* **What to work on**
Copy the data below exactly, omitting any picture it contains.

* **Data extract**

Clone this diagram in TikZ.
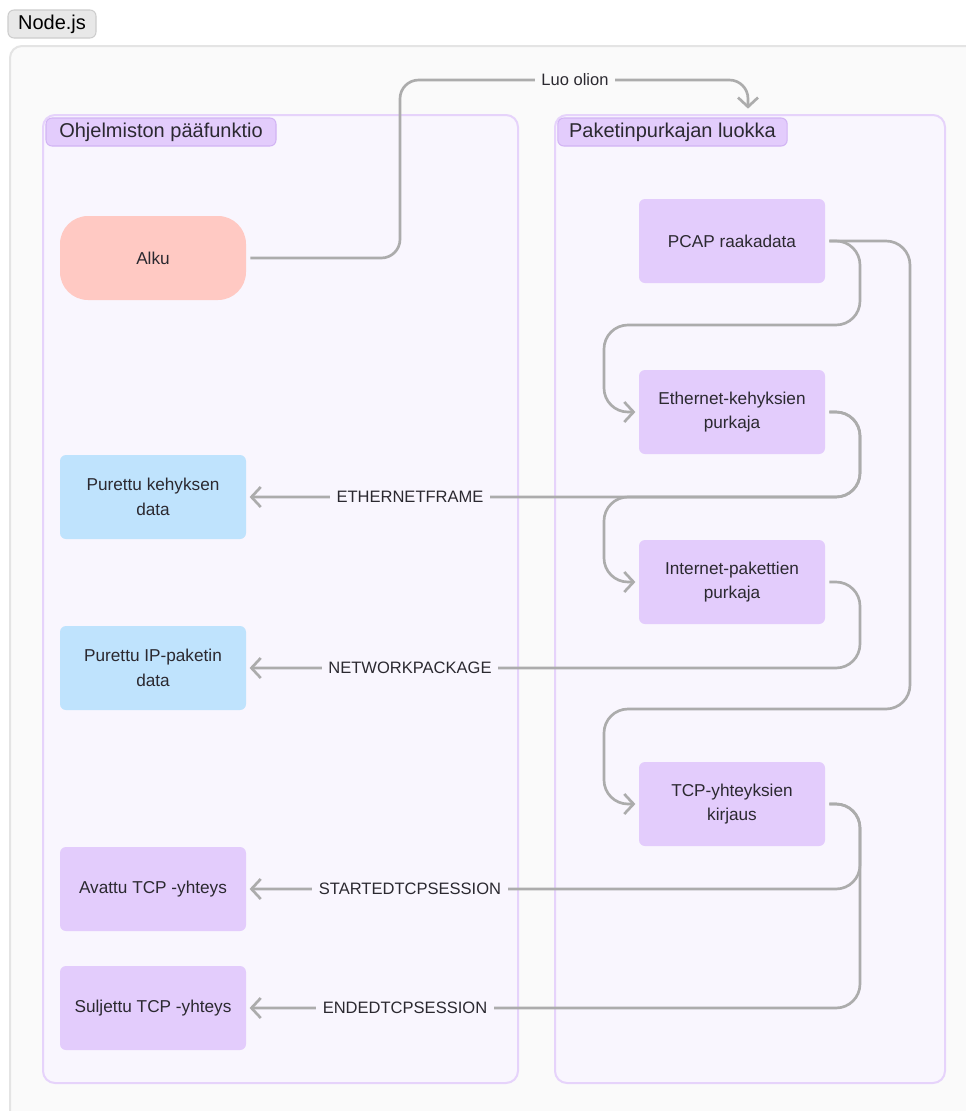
\documentclass[tikz,border=0pt]{standalone}
\usepackage{fontspec}
\setmainfont{Liberation Sans}
\usetikzlibrary{arrows.meta}

\definecolor{ink}{HTML}{2B2930}
\definecolor{wire}{HTML}{ACACAC}
\definecolor{canvasbg}{HTML}{FAFAFA}
\definecolor{canvasline}{HTML}{E4E4E4}
\definecolor{grpbg}{HTML}{F9F6FE}
\definecolor{grpline}{HTML}{E6D3FB}
\definecolor{lav}{HTML}{E3CCFC}
\definecolor{lavline}{HTML}{D2B4F4}
\definecolor{sky}{HTML}{BFE3FD}
\definecolor{rose}{HTML}{FFC9C3}
\definecolor{tagbg}{HTML}{E8E8E8}
\definecolor{tagline}{HTML}{CDCDCD}

\begin{document}
\begin{tikzpicture}[x=0.75pt,y=-0.75pt,
  box/.style={minimum width=139.5pt,minimum height=63pt,rounded corners=4.5pt,
    align=center,text=ink,inner sep=0pt,font=\fontsize{12.9}{18.5}\selectfont},
  lavbox/.style={box,fill=lav},
  skybox/.style={box,fill=sky},
  startbox/.style={box,fill=rose,rounded corners=21pt},
  group/.style={draw=grpline,fill=grpbg,line width=1.5pt,rounded corners=9pt,inner sep=0pt},
  grouptag/.style={draw=lavline,fill=lav,line width=0.8pt,rounded corners=4.5pt,text=ink,
    minimum height=21pt,inner sep=0pt,font=\fontsize{15}{17}\selectfont},
  pkgtag/.style={draw=tagline,fill=tagbg,line width=0.8pt,rounded corners=4.5pt,text=black,
    minimum height=21pt,inner sep=0pt,font=\fontsize{15}{17}\selectfont},
  wirepath/.style={draw=wire,line width=2pt,rounded corners=18pt,
    -{Straight Barb[length=7pt,width=15pt,line width=2pt]},
    shorten <=3pt,shorten >=2.5pt},
  elabel/.style={fill=grpbg,text=ink,inner xsep=5pt,inner ysep=3pt,
    font=\fontsize{12.4}{14}\selectfont},
]
\useasboundingbox (0,0) rectangle (966,1111);
\clip (0,0) rectangle (966,1111);
\fill[white] (0,0) rectangle (966,1111);

% outer canvas frame
\draw[canvasline,fill=canvasbg,line width=1.5pt,rounded corners=9pt] (10,46) rectangle (1000,1140);
\node[pkgtag,minimum width=66pt] (pkg) at (52,24) {Node.js};

% the two containers
\node[group,minimum width=356.25pt,minimum height=726pt] (mainfn) at (280.5,599) {};
\node[group,minimum width=292.5pt,minimum height=726pt] (parser) at (750,599) {};
\node[grouptag,minimum width=172.5pt] (mainfntag) at (161,132) {Ohjelmiston pääfunktio};
\node[grouptag,minimum width=172pt] (parsertag) at (672.5,132) {Paketinpurkajan luokka};

% left column
\node[startbox] (alku) at (153,258) {Alku};
\node[skybox] (kehys) at (153,497) {Purettu kehyksen\\data};
\node[skybox] (ipdata) at (153,668) {Purettu IP-paketin\\data};
\node[lavbox] (avattu) at (153,889) {Avattu TCP -yhteys};
\node[lavbox] (suljettu) at (153,1008) {Suljettu TCP -yhteys};

% right column
\node[lavbox] (pcap) at (732,241) {PCAP raakadata};
\node[lavbox] (eth) at (732,412) {Ethernet-kehyksien\\purkaja};
\node[lavbox] (inet) at (732,582) {Internet-pakettien\\purkaja};
\node[lavbox] (tcp) at (732,804) {TCP-yhteyksien\\kirjaus};

\coordinate (parserin) at (748,112);

% connectors
\draw[wirepath,rounded corners=14pt] (alku.east) -| (400,80) -| (parserin);
\draw[wirepath] (pcap.east) -| (860,325) -| (604,412) -- (eth.west);
\draw[wirepath] (pcap.east) -| (910,709) -| (604,804) -- (tcp.west);
\draw[wirepath] (eth.east) -| (860,497) -- (kehys.east);
\draw[wirepath] (eth.east) -| (860,497) -| (604,582) -- (inet.west);
\draw[wirepath] (inet.east) -| (860,668) -- (ipdata.east);
\draw[wirepath] (tcp.east) -| (860,889) -- (avattu.east);
\draw[wirepath] (tcp.east) -| (860,1008) -- (suljettu.east);

% connector labels
\node[elabel,fill=canvasbg] (lluo) at (575,80) {Luo olion};
\node[elabel] (leth) at (410,497) {ETHERNETFRAME};
\node[elabel] (lnet) at (410,668) {NETWORKPACKAGE};
\node[elabel] (lstart) at (410,889) {STARTEDTCPSESSION};
\node[elabel] (lend) at (405,1008) {ENDEDTCPSESSION};
\end{tikzpicture}
\end{document}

* **Response to this task**
Clone this diagram in TikZ.
\documentclass[tikz,border=0pt]{standalone}
\usepackage{fontspec}
\setmainfont{Liberation Sans}
\usetikzlibrary{arrows.meta}

\definecolor{ink}{HTML}{2B2930}
\definecolor{wire}{HTML}{ACACAC}
\definecolor{canvasbg}{HTML}{FAFAFA}
\definecolor{canvasline}{HTML}{E4E4E4}
\definecolor{grpbg}{HTML}{F9F6FE}
\definecolor{grpline}{HTML}{E6D3FB}
\definecolor{lav}{HTML}{E3CCFC}
\definecolor{lavline}{HTML}{D2B4F4}
\definecolor{sky}{HTML}{BFE3FD}
\definecolor{rose}{HTML}{FFC9C3}
\definecolor{tagbg}{HTML}{E8E8E8}
\definecolor{tagline}{HTML}{CDCDCD}

\begin{document}
\begin{tikzpicture}[x=0.75pt,y=-0.75pt,
  box/.style={minimum width=139.5pt,minimum height=63pt,rounded corners=4.5pt,
    align=center,text=ink,inner sep=0pt,font=\fontsize{12.9}{18.5}\selectfont},
  lavbox/.style={box,fill=lav},
  skybox/.style={box,fill=sky},
  startbox/.style={box,fill=rose,rounded corners=21pt},
  group/.style={draw=grpline,fill=grpbg,line width=1.5pt,rounded corners=9pt,inner sep=0pt},
  grouptag/.style={draw=lavline,fill=lav,line width=0.8pt,rounded corners=4.5pt,text=ink,
    minimum height=21pt,inner sep=0pt,font=\fontsize{15}{17}\selectfont},
  pkgtag/.style={draw=tagline,fill=tagbg,line width=0.8pt,rounded corners=4.5pt,text=black,
    minimum height=21pt,inner sep=0pt,font=\fontsize{15}{17}\selectfont},
  wirepath/.style={draw=wire,line width=2pt,rounded corners=18pt,
    -{Straight Barb[length=7pt,width=15pt,line width=2pt]},
    shorten <=3pt,shorten >=2.5pt},
  elabel/.style={fill=grpbg,text=ink,inner xsep=5pt,inner ysep=3pt,
    font=\fontsize{12.4}{14}\selectfont},
]
\useasboundingbox (0,0) rectangle (966,1111);
\clip (0,0) rectangle (966,1111);
\fill[white] (0,0) rectangle (966,1111);

% outer canvas frame
\draw[canvasline,fill=canvasbg,line width=1.5pt,rounded corners=9pt] (10,46) rectangle (1000,1140);
\node[pkgtag,minimum width=66pt] (pkg) at (52,24) {Node.js};

% the two containers
\node[group,minimum width=356.25pt,minimum height=726pt] (mainfn) at (280.5,599) {};
\node[group,minimum width=292.5pt,minimum height=726pt] (parser) at (750,599) {};
\node[grouptag,minimum width=172.5pt] (mainfntag) at (161,132) {Ohjelmiston pääfunktio};
\node[grouptag,minimum width=172pt] (parsertag) at (672.5,132) {Paketinpurkajan luokka};

% left column
\node[startbox] (alku) at (153,258) {Alku};
\node[skybox] (kehys) at (153,497) {Purettu kehyksen\\data};
\node[skybox] (ipdata) at (153,668) {Purettu IP-paketin\\data};
\node[lavbox] (avattu) at (153,889) {Avattu TCP -yhteys};
\node[lavbox] (suljettu) at (153,1008) {Suljettu TCP -yhteys};

% right column
\node[lavbox] (pcap) at (732,241) {PCAP raakadata};
\node[lavbox] (eth) at (732,412) {Ethernet-kehyksien\\purkaja};
\node[lavbox] (inet) at (732,582) {Internet-pakettien\\purkaja};
\node[lavbox] (tcp) at (732,804) {TCP-yhteyksien\\kirjaus};

\coordinate (parserin) at (748,112);

% connectors
\draw[wirepath,rounded corners=14pt] (alku.east) -| (400,80) -| (parserin);
\draw[wirepath] (pcap.east) -| (860,325) -| (604,412) -- (eth.west);
\draw[wirepath] (pcap.east) -| (910,709) -| (604,804) -- (tcp.west);
\draw[wirepath] (eth.east) -| (860,497) -- (kehys.east);
\draw[wirepath] (eth.east) -| (860,497) -| (604,582) -- (inet.west);
\draw[wirepath] (inet.east) -| (860,668) -- (ipdata.east);
\draw[wirepath] (tcp.east) -| (860,889) -- (avattu.east);
\draw[wirepath] (tcp.east) -| (860,1008) -- (suljettu.east);

% connector labels
\node[elabel,fill=canvasbg] (lluo) at (575,80) {Luo olion};
\node[elabel] (leth) at (410,497) {ETHERNETFRAME};
\node[elabel] (lnet) at (410,668) {NETWORKPACKAGE};
\node[elabel] (lstart) at (410,889) {STARTEDTCPSESSION};
\node[elabel] (lend) at (405,1008) {ENDEDTCPSESSION};
\end{tikzpicture}
\end{document}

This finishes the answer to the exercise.